Posted: Wed Oct 28, 2020 9:20 pm
by mikemarotta
“Photography of the heavens is one area of astronomy in which amateurs have made, and continue to make, significant contributions.” (page 273)
Parallax: The Race to Measure the Cosmos by Alan W. Hirshfeld, W. H. Freeman & Co., 2001.

The title of the book could be a metaphor for the history of astronomy. We tend to view the history of astronomy as if through one eye: the arrangement of the universe, from the geocentric to the heliocentric model, to the understanding that our own Milky Way is not the universe, but just one of billions of galaxies. Viewing the history of astronomy through the other narrative eye of discovering the size and scale of the universe reveals the depth of the problem and of the geniuses who attempted to solve it. The writing is direct, intended for the interested and educated general reader. I learned a lot, of course, though I did have some quibbles.

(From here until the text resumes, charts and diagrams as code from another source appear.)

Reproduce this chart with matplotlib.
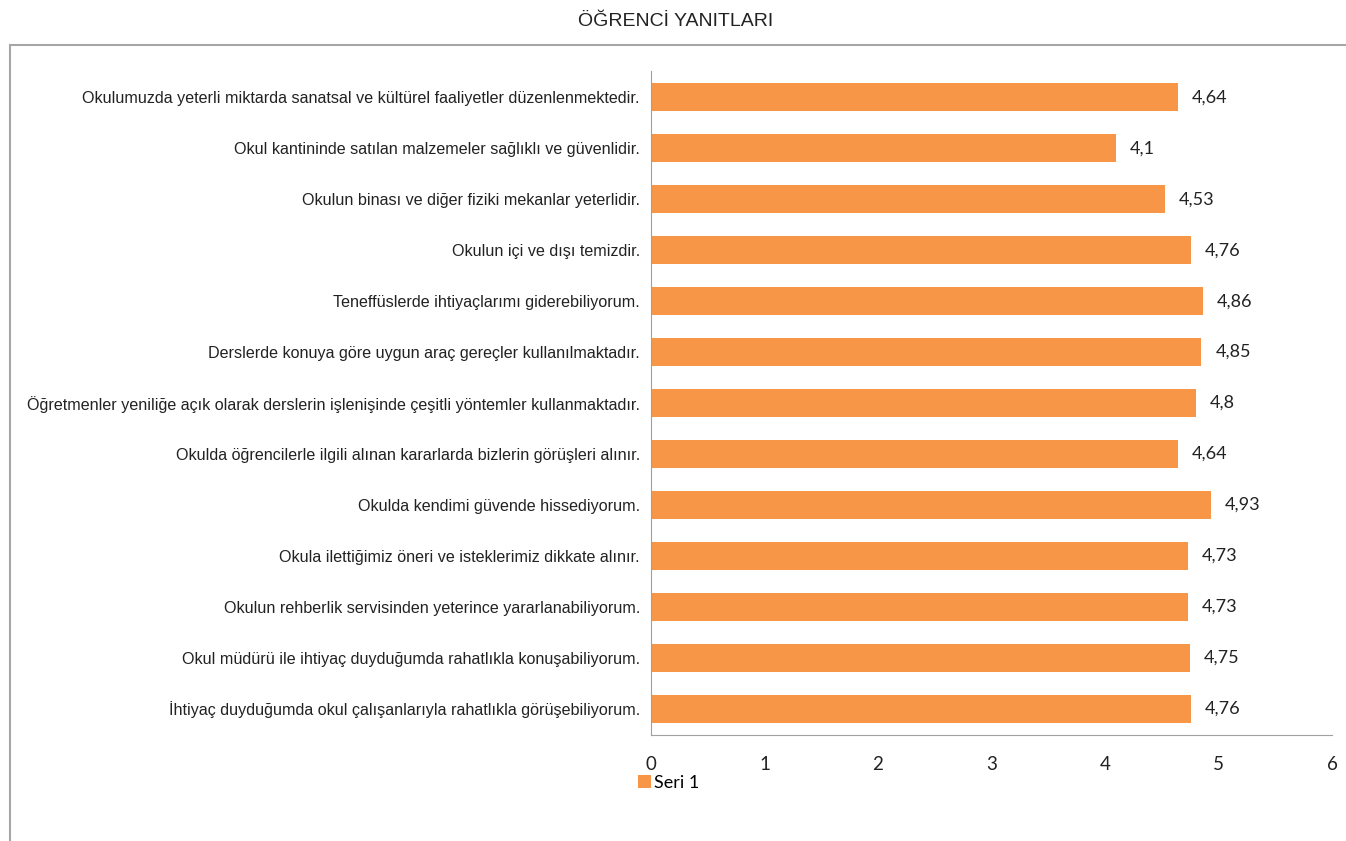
import matplotlib
matplotlib.use("Agg")
import matplotlib.pyplot as plt
from matplotlib.patches import Rectangle

# questions, top to bottom as shown
questions = [
    "Okulumuzda yeterli miktarda sanatsal ve kültürel faaliyetler düzenlenmektedir.",
    "Okul kantininde satılan malzemeler sağlıklı ve güvenlidir.",
    "Okulun binası ve diğer fiziki mekanlar yeterlidir.",
    "Okulun içi ve dışı temizdir.",
    "Teneffüslerde ihtiyaçlarımı giderebiliyorum.",
    "Derslerde konuya göre uygun araç gereçler kullanılmaktadır.",
    "Öğretmenler yeniliğe açık olarak derslerin işlenişinde çeşitli yöntemler kullanmaktadır.",
    "Okulda öğrencilerle ilgili alınan kararlarda bizlerin görüşleri alınır.",
    "Okulda kendimi güvende hissediyorum.",
    "Okula ilettiğimiz öneri ve isteklerimiz dikkate alınır.",
    "Okulun rehberlik servisinden yeterince yararlanabiliyorum.",
    "Okul müdürü ile ihtiyaç duyduğumda rahatlıkla konuşabiliyorum.",
    "İhtiyaç duyduğumda okul çalışanlarıyla rahatlıkla görüşebiliyorum.",
]
scores = [4.64, 4.1, 4.53, 4.76, 4.86, 4.85, 4.8, 4.64, 4.93, 4.73, 4.73, 4.75, 4.76]
x_ticks = [0, 1, 2, 3, 4, 5, 6]
series_name = "Seri 1"

W, H = 1346, 841
fig = plt.figure(figsize=(W / 100, H / 100), dpi=100)

# outer frame (runs off the right and bottom edges)
fig.patches.append(Rectangle((10 / W, -0.1), 1.2, (H - 45) / H + 0.1,
                             transform=fig.transFigure, fill=False,
                             edgecolor="#a6a6a6", linewidth=1.5))

fig.text(676 / W, 1 - 22 / H, "ÖĞRENCİ YANITLARI", ha="center", va="center",
         fontsize=14, family="Liberation Sans", color="#222222")

ax = fig.add_axes([651 / W, 1 - 735 / H, (1332 - 651) / W, (735 - 71) / H])

ypos = list(range(len(questions)))[::-1]
bars = ax.barh(ypos, scores, height=0.55, color="#f79646", label=series_name)

for y, v in zip(ypos, scores):
    txt = f"{v:g}".replace(".", ",")
    ax.annotate(txt, (v, y), xytext=(10, 0), textcoords="offset points",
                va="center", ha="left", fontsize=13, family="Lato", color="#222222")

ax.set_xlim(0, 6)
ax.set_ylim(-0.52, 12.52)
ax.set_xticks(x_ticks)
ax.set_xticklabels([str(t) for t in x_ticks], family="Lato", fontsize=13.5, color="#222222")
ax.set_yticks(ypos)
ax.set_yticklabels(questions, family="Liberation Sans", fontsize=11.6, color="#222222")
ax.tick_params(axis="x", length=0, pad=15)
ax.tick_params(axis="y", length=0, pad=8)

for s in ["top", "right"]:
    ax.spines[s].set_visible(False)
ax.spines["left"].set_color("#a0a0a0")
ax.spines["bottom"].set_color("#a0a0a0")

leg = fig.legend(handles=[bars], labels=[series_name], loc="center",
                 bbox_to_anchor=(669 / W, 1 - 783 / H), frameon=False,
                 prop={"family": "Lato", "size": 13}, handlelength=0.7,
                 handleheight=0.7, handletextpad=0.2)

fig.savefig("out.png", dpi=100, facecolor="white")
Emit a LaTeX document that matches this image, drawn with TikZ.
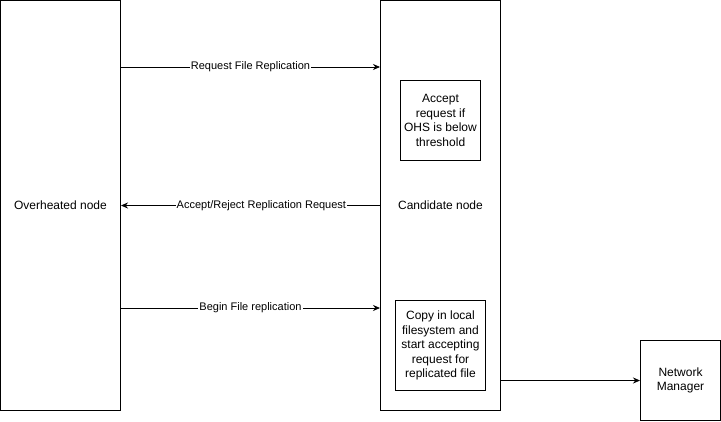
\documentclass[tikz,border=0pt]{standalone}
\usepackage{fontspec}
\setmainfont{Liberation Sans}
\usetikzlibrary{arrows.meta}

\begin{document}
\begin{tikzpicture}[x=1pt, y=-1pt,
        box/.style={draw=black, line width=1pt, inner sep=0pt, align=center,
            font=\fontsize{12}{14.4}\selectfont},
        msg/.style={draw=black, line width=0.8pt, -{Stealth[length=7pt, width=6pt]}},
        msglabel/.style={fill=white, inner sep=1pt, font=\fontsize{11}{13}\selectfont}]
        \useasboundingbox (0,0) rectangle (721,421);

        % nodes
        \node[box, minimum width=120, minimum height=410] (oh) at (60.5,205.5) {Overheated node};
        \node[box, minimum width=120, minimum height=410] (cand) at (440.5,205.5) {Candidate node};
        \node[box, minimum width=80, minimum height=80] (accept) at (440.5,120.5)
            {Accept\\request if\\OHS is below\\threshold};
        \node[box, minimum width=90, minimum height=90] (copy) at (440.5,345.5)
            {Copy in local\\filesystem and\\start accepting\\request for\\replicated file};
        \node[box, minimum width=80, minimum height=80] (nm) at (680.5,380.5)
            {Network\\Manager};

        % messages
        \draw[msg] (oh.east |- 0,67) -- node[msglabel] {Request File Replication} (cand.west |- 0,67);
        \draw[msg] (cand.west |- 0,205.5) -- node[msglabel, pos=0.458] {Accept/Reject Replication Request} (oh.east |- 0,205.5);
        \draw[msg] (oh.east |- 0,308) -- node[msglabel] {Begin File replication} (cand.west |- 0,308);
        \draw[msg] (cand.east |- nm.west) -- (nm.west);

\end{tikzpicture}
\end{document}
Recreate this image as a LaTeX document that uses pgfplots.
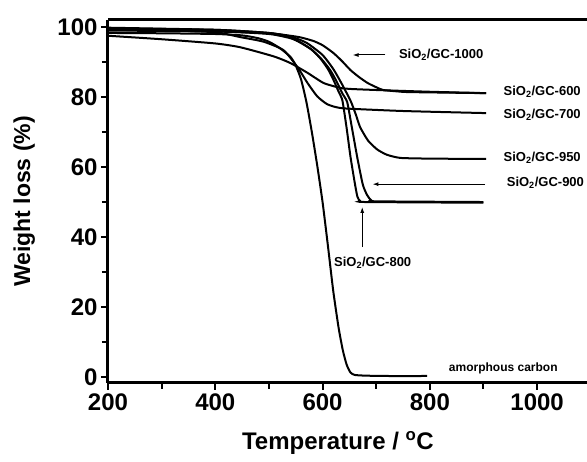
\documentclass[border=0pt]{standalone}
\usepackage{fontspec}
\setmainfont{Liberation Sans}
\usepackage{pgfplots}
\pgfplotsset{compat=1.18}
\usetikzlibrary{arrows.meta}

\newcommand{\sio}[1]{SiO\textsubscript{2}/GC-#1}
\newcommand{\labfont}{\fontsize{13}{15}\selectfont\bfseries}

\begin{document}
\begin{tikzpicture}
\begin{axis}[
  scale only axis,
  width=479pt, height=363pt,
  xmin=200, xmax=1093, ymin=-1.7, ymax=102,
  axis x line*=box, axis y line*=left,
  xtick pos=bottom, ytick pos=left,
  axis line style={line width=3pt},
  xtick={200,400,...,1000}, ytick={0,20,...,100},
  minor x tick num=1, minor y tick num=1,
  tick align=outside,
  major tick length=7pt, minor tick length=6pt,
  every tick/.style={black, line width=2pt},
  /pgf/number format/assume math mode=true,
  /pgf/number format/1000 sep={},
  tick label style={font=\fontsize{24}{24}\selectfont\bfseries},
  every axis y label/.style={at={(axis description cs:-0.175,0.5)}, rotate=90, anchor=center},
  every axis x label/.style={at={(axis description cs:0.48,-0.165)}, anchor=center},
  xlabel={\fontsize{24}{24}\selectfont\bfseries Temperature / \textsuperscript{o}C},
  ylabel={\fontsize{23}{23}\selectfont\bfseries Weight loss (\%)},
  tga/.style={black, line width=2pt, mark=none, smooth, tension=0.35},
]
% amorphous carbon
\addplot[tga] coordinates {
  (200,98.3)(300,98.2)(400,98.0)(450,97.6)(480,96.8)(500,95.8)(520,94)
  (540,91.5)(550,89)(560,85)(570,78.5)(580,70)(590,60.5)(600,50)
  (610,37.5)(620,24.5)(630,14)(638,7.5)(645,3.5)(652,1.3)(660,0.6)
  (680,0.4)(720,0.3)(795,0.3)
};
% GC-600
\addplot[tga] coordinates {
  (200,97.5)(300,96.5)(400,95.3)(447,94.2)(509,91.6)(540,89.7)(572,86.9)
  (602,84)(633,82.6)(652,82.3)(700,82)(800,81.5)(905,81.1)
};
% GC-700
\addplot[tga] coordinates {
  (200,99.4)(300,99.1)(400,98.5)(447,97.1)(490,95.8)(527,93.4)(553,88.6)
  (572,84)(590,80.2)(608,78)(625,77.1)(645,76.7)(750,76)(905,75.4)
};
% GC-800
\addplot[tga] coordinates {
  (200,99.6)(400,99.2)(500,98.3)(540,97)(559,95.5)(580,93.5)(596,91)
  (610,88)(620,85)(630,81.5)(637,79)(645,71)(652,63)(660,55.5)(665,51.5)
  (670,50.3)(680,50)(900,49.8)
};
% GC-900
\addplot[tga] coordinates {
  (200,99.2)(400,98.8)(500,98)(540,96.8)(560,95.5)(580,93.5)(600,90.5)
  (615,87.5)(626,84.5)(637,81)(646,78.5)(655,71)(665,62.5)(675,55)
  (683,52)(690,50.6)(700,50.2)(900,50)
};
% GC-950
\addplot[tga] coordinates {
  (200,99.8)(400,99.2)(500,98.3)(540,97.3)(570,95.5)(600,92)(620,88)
  (635,84)(652,79)(662,75)(670,71.4)(685,67.5)(702,65)(720,63.5)
  (745,62.6)(800,62.4)(905,62.3)
};
% GC-1000
\addplot[tga] coordinates {
  (200,99)(400,98.7)(500,98.2)(540,97.5)(560,97)(583,96)(600,94.8)
  (620,92.6)(636,90.3)(652,87.7)(668,85.7)(684,84)(700,82.8)(713,82)
  (740,81.6)(763,81.4)(905,81.1)
};
% labels and arrows
\node[anchor=west, font=\labfont] at (axis cs:736,92) {\sio{1000}};
\draw[line width=1pt, -{Latex[length=6pt,width=4pt]}] (axis cs:717,92) -- (axis cs:656,92);
\node[anchor=west, font=\labfont] at (axis cs:931,81.4) {\sio{600}};
\node[anchor=west, font=\labfont] at (axis cs:931,74.9) {\sio{700}};
\node[anchor=west, font=\labfont] at (axis cs:931,62.6) {\sio{950}};
\node[anchor=west, font=\labfont] at (axis cs:937,55.4) {\sio{900}};
\draw[line width=1pt, -{Latex[length=6pt,width=4pt]}] (axis cs:903,55.1) -- (axis cs:693,55.1);
\node[anchor=west, font=\labfont] at (axis cs:615,32.6) {\sio{800}};
\draw[line width=1pt, -{Latex[length=6pt,width=4pt]}] (axis cs:674,37.1) -- (axis cs:674,48.6);
\node[anchor=west, font=\fontsize{12}{14}\selectfont\bfseries] at (axis cs:829,2.6) {amorphous carbon};
\coordinate (SW) at (rel axis cs:0,0);
\coordinate (NE) at (rel axis cs:1,1);
\end{axis}
\pgfresetboundingbox
\path[use as bounding box] ([shift={(-108pt,-79pt)}]SW) rectangle ([shift={(0pt,20pt)}]NE);
\end{tikzpicture}
\end{document}
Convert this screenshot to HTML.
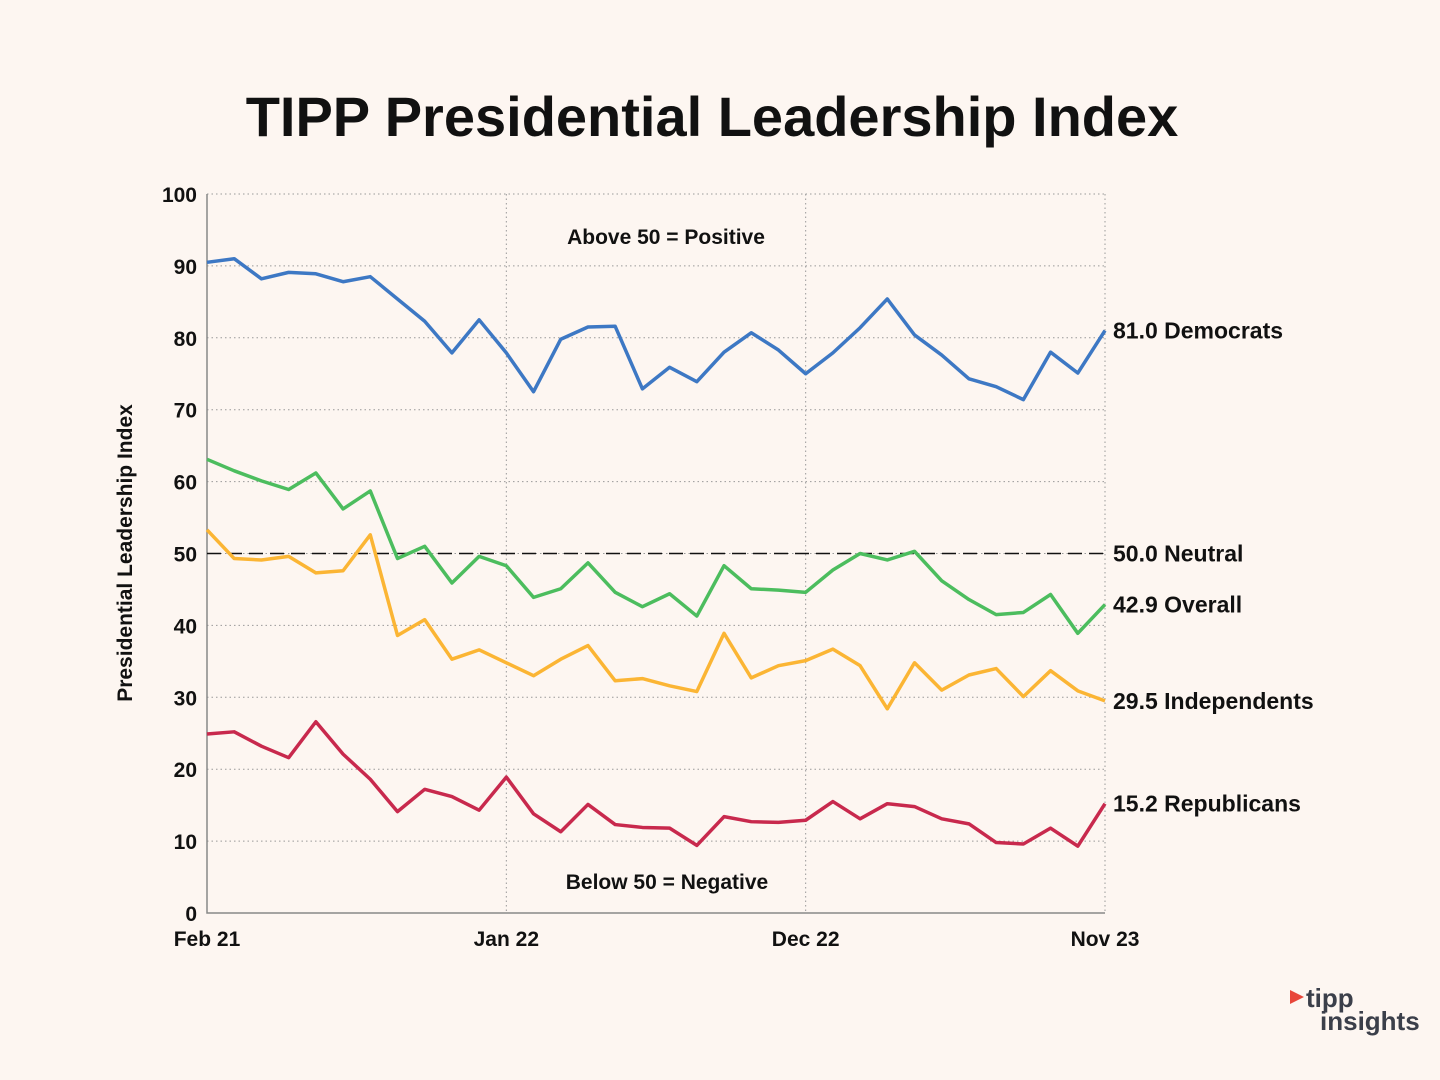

Of necessity, our macroscopic sense of place paralleled the discovery of the microscopic. The same lenses served both purposes. It is telling that Joseph Fraunhofer’s 1829 heliometer, the most exacting measuring telescope created up to that time, included a microscope for reading its extremely precise scale.

Science is an integration. Internally consistent theories explain observable facts. It is how we know anything. More to the point, facts and theories do not exist in isolation. Seeming contradictions must be resolved or eliminated. That speaks to the problem of parallax. As the problem was attacked over the centuries, the attempts revealed other truths. Foremost, perhaps, was that many stars are systems of doubles, triples, and sets of them. From Galileo to William Herschel, it was assumed that two close stars were only visual, not physical, neighbors. Eventually, even after the problem was nominally solved, and the distances to some stars were directly measured, ten new uses were found for parallax.

Alan W. Hirshfeld is currently Professor of Physics, and Director of the Observatory at the University of Massachusetts at Dartmouth, and an Associate of the Harvard College Observatory. He serves as the chair of the History of Astronomy Division of the American Astronomical Society.